Damit aber entsteht ein als halbimmergrün klassifizierter, zweischichtiger Waldtyp, wie er für mildere, sogenannte submediterrane Zonen kennzeichnend ist, also einer Zone im Übergang der winterkahlen Wälder Mitteleuropas zu den immergrünen Hartlaubwäldern des Mittelmeerraums.
Ist das nun schlimm? Schlimm ist selbstverständlich, dass wir überhaupt das Klima verändert haben und den Zeitpunkt, wo man dies noch hätte verhindern können, längst hinter uns gelassen haben. Ansonsten ist es aber ganz natürlich, dass sich zu jedem Klima die passende Vegetation einstellt, und wenn wir das Klima verändern, müssen wir auch hinnehmen, dass sich die Vegetation dem anpasst. Schaut man sich unsere Parks und Gärten an, so bekommt man ohnehin den Eindruck, dass dem Gros der Bevölkerung eine halbimmergrüne Vegetation eigentlich lieber wäre.
Tatsächlich ist es fraglich, ob in Schleswig-Holstein, Dänemark, Niedersachsen und Mecklenburg die ursprünglichen Wälder überhaupt rein winterkahl gewesen sind. Es ist durchaus möglich, dass der Charakter rein laubwerfender Wälder in diesen Räumen erst durch die weitgehende Ausrottung der Eibe und die forstliche Unterdrückung von Stechpalme und Efeu in früheren Jahrhunderten hervorgerufen wurde. Dann würde die „Laurophyllisation“ zumindest bei uns nicht einen grundsätzlichen Lebensraumwechsel bedeuten, sondern die Wiederherstellung eines ursprünglichen, uns heute aber nicht mehr erinnerlichen Waldtyps.

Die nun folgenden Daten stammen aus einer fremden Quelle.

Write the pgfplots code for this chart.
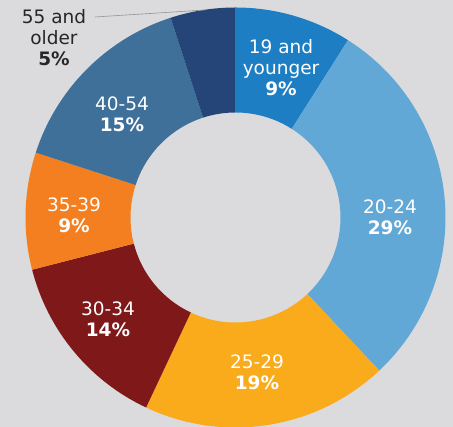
\documentclass[border=0pt]{standalone}
\usepackage{pgfplots}
\pgfplotsset{compat=1.18}
\usepackage{pgfplotstable}
\usepackage{fontspec}
\setmainfont{DejaVu Sans}
\definecolor{bg}{HTML}{DBDBDD}
\definecolor{c1}{HTML}{1E7EC3}
\definecolor{c2}{HTML}{62A8D7}
\definecolor{c3}{HTML}{FAAB1C}
\definecolor{c4}{HTML}{7F1919}
\definecolor{c5}{HTML}{F47F21}
\definecolor{c6}{HTML}{3E7099}
\definecolor{c7}{HTML}{254579}
\pgfplotstableread[col sep=comma]{
value,color
9,c1
29,c2
19,c3
14,c4
9,c5
15,c6
5,c7
}\agedata
\newcommand\lbl{\fontsize{18.5}{21}\selectfont}
\begin{document}
\begin{tikzpicture}
\useasboundingbox (0,0) rectangle (453pt,427pt);
\clip (0,0) rectangle (453pt,427pt);
\begin{axis}[x=1pt,y=1pt,xmin=0,xmax=453,ymin=0,ymax=427,hide axis,
  anchor=south west, at={(0,0)}, clip=false]
\fill[bg] (axis cs:0,0) rectangle (axis cs:453,427);
\gdef\cum{0}
\pgfplotsinvokeforeach{0,...,6}{
  \pgfplotstablegetelem{#1}{value}\of\agedata
  \let\val\pgfplotsretval
  \pgfplotstablegetelem{#1}{color}\of\agedata
  \let\col\pgfplotsretval
  \pgfmathsetmacro\sA{90-3.6*\cum}
  \pgfmathsetmacro\eA{90-3.6*(\cum+\val)}
  \pgfmathsetmacro\newcum{\cum+\val}
  \global\let\cum\newcum
  \edef\temp{\noexpand\fill[\col] ([shift={(\sA:210pt)}]axis cs:235.5,209.5) arc[start angle=\sA, end angle=\eA, radius=210pt] -- ([shift={(\eA:105pt)}]axis cs:235.5,209.5) arc[start angle=\eA, end angle=\sA, radius=105pt] -- cycle;}
  \temp
}
\draw[gray!85, line width=0.6pt] (axis cs:95,410) -- (axis cs:205,417);
\node[white, align=center, font=\lbl, inner sep=0pt] at (axis cs:281,359) {19 and\\younger\\\textbf{9\%}};
\node[white, align=center, font=\lbl, inner sep=0pt] at (axis cs:390,210) {20-24\\\textbf{29\%}};
\node[white, align=center, font=\lbl, inner sep=0pt] at (axis cs:257,54.5) {25-29\\\textbf{19\%}};
\node[white, align=center, font=\lbl, inner sep=0pt] at (axis cs:108,107.5) {30-34\\\textbf{14\%}};
\node[white, align=center, font=\lbl, inner sep=0pt] at (axis cs:74,211.5) {35-39\\\textbf{9\%}};
\node[white, align=center, font=\lbl, inner sep=0pt] at (axis cs:122,313) {40-54\\\textbf{15\%}};
\node[black!85, align=center, font=\lbl, inner sep=0pt] at (axis cs:54,389.5) {55 and\\older\\\textbf{5\%}};
\end{axis}
\end{tikzpicture}
\end{document}
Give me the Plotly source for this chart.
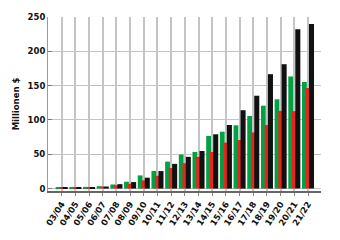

Aber so einfach, ach, ist es nicht. Infolge des Klimawandels würden auch immer mehr aus dem Mittelmeerraum nach Norden ausweichende Arten zu uns kommen. Was machen wir dann? Nehmen wir sie als biologische Klimaflüchtlinge bei uns auf? Oder betrachten wir sie als unerwünschte Fremdlinge, die wir bekämpfen – insbesondere, wenn wir ihre Zuwanderung bereits durch unsere Gartenkultur vorweggenommen haben, so dass wir gar nicht mehr erkennen können, wenn eine natürliche Zuwanderung einsetzen würde? Man braucht nur zu den Britischen Inseln hinüber zu schauen, um zu erahnen, was da auf uns zukommt. Dort wird vehement gegen Rhododendron, Steineiche und Lorbeer gekämpft, die gleichzeitig in ihrer südlichen Heimat immer stärker in Bedrängnis geraten und sprichwörtlich Boden verlieren. Kann man tatsächlich als Naturschützer vertreten, ungerührt zuzulassen, dass solche Arten im Süden aussterben, weil wir sie bei uns im Norden nicht haben wollen und ihnen damit eine nördlichere Zuflucht verweigern? Unbequeme Fragen – Fragen, die im Naturschutz bislang kaum die nötige Aufmerksamkeit finden, auf die wir aber bald Antworten finden müssen.
Denn die Anfänge sind längst erkennbar. So finden sich immer wieder wild wachsende Lorbeerkirschen in unseren Wäldern (Bild 15). Bislang sind das alles nur Gartenflüchtlinge, sicher. Was aber, wenn es in ihrer kaukasischen Heimat (Bild 16) eng wird? Die Klimaprognosen lassen erkennen, dass ganz Vorderasien und weite Bereiche des Balkans bei weiterhin ungebremster Klimaerwärmung auf lange Sicht veröden könnten. Müssten wir dann nicht akzeptieren, dass die Lorbeerkirsche Bestandteil unserer Flora und Vegetation wird? Die von uns Naturschützern ungeliebte Lorbeerkirsche, die gleichwohl auch ein Recht auf Erhalt in der Zukunft hat?